那是一位失踪数年的无名氏。
那位无名女性遭遇车祸。医院勉强救回她的性命,却改不了脑死亡的结局。就在医院四处寻找女人家属的时候,那女人自己拆下呼吸机,失踪于一个深夜。
多年后,她只身出现在偏僻的山镇,吞吃了那位不知姓甚名谁的始作俑者。
吞吃。
这是殷刃与钟成说给出的证词,也能解释污染数据的奇妙分布。
……他们还没算殷刃和钟成说那笔帐呢。那俩要真是别家的间谍,事情反而简单。
李念叹了口气,狠狠掐了掐眉心。
状况怪的离谱,线索少到可怜。眼前全是不可解的情况,不可解的痕迹。他隐隐又回到了二十八年前,那遍地乱象的神降。
结果李教授刚要陷入回忆,手机一阵震颤。
“喂?”
他侧耳倾听了会儿。
“全国联合演习赛……符行川,你终于疯了?”
“这不是送上门的机会吗?要是殷刃真是……咳,那个谁,应付这点小场面还不是砍瓜切菜。小钟你横竖得盯着,这不是送上门的机会?”
李念差点把眉心掐红。
他理解符行川的潜台词。
那俩槽心货名义上还是丙级,他们总不能真给他们派丙级任务。同为丙级的特调八组,已经挖过半个城的下水道了。
符行川不认为“调查下水道盖半夜作响”能试探出什么来,不如把这俩烫手山芋往大舞台上扔,看看他们还能惹出什么事。
全国联合演习赛集中了各地高手,确实比较安全,但——
“而且更升镇的事情一时半会儿完不了,得是个长线案子。”手机另一边,符行川魔鬼般地低语,“老李,人的精力有限,咱们总不能顾头不顾腚啊对不对?”
“话是这么说……”
“殷刃和钟成说在明面,那俩暂且没干坏事,防就是了。沉没会和那个‘戚辛’的优先级更高。
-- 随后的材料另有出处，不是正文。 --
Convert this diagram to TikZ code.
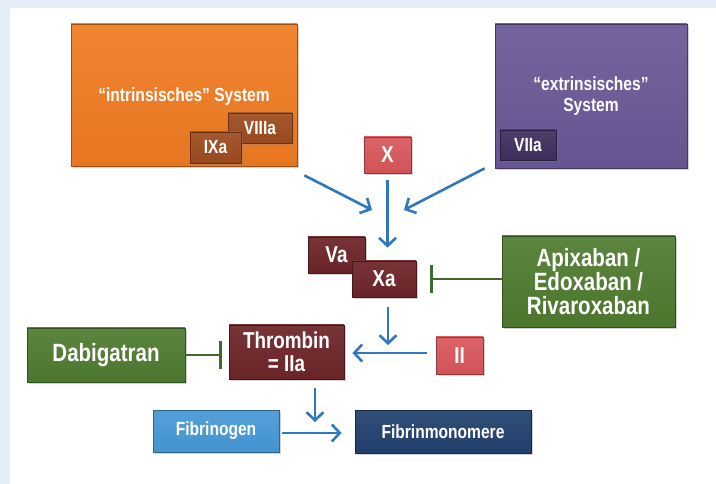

”符魔鬼持续劝诱。
李念:“……”
李念:“你是不是想找几个顶级非科学岗,跟你一起受罪?”
符行川:“放屁,我这是公事公办!”
李教授毫不掩饰地哼笑两声。
“行吧。”他说,“要是殷刃身份属实,沉没会对他和钟成说的兴趣小不了,放去舞台上也好。”
说不定还能引出几只魑魅魍魉。
……
遥远的海谷市,某两位对自己即将到来的命运一无所知。
殷刃的嘴唇慢慢离开钟成说的嘴角。
钟成说把嘴抿成了个蚌壳,耳朵到脖子红成一片。他像是被自己的激烈反应惊到,一个箭步冲去冰箱面前,掏出了一个玻璃罐,使劲贴在脖子上降温。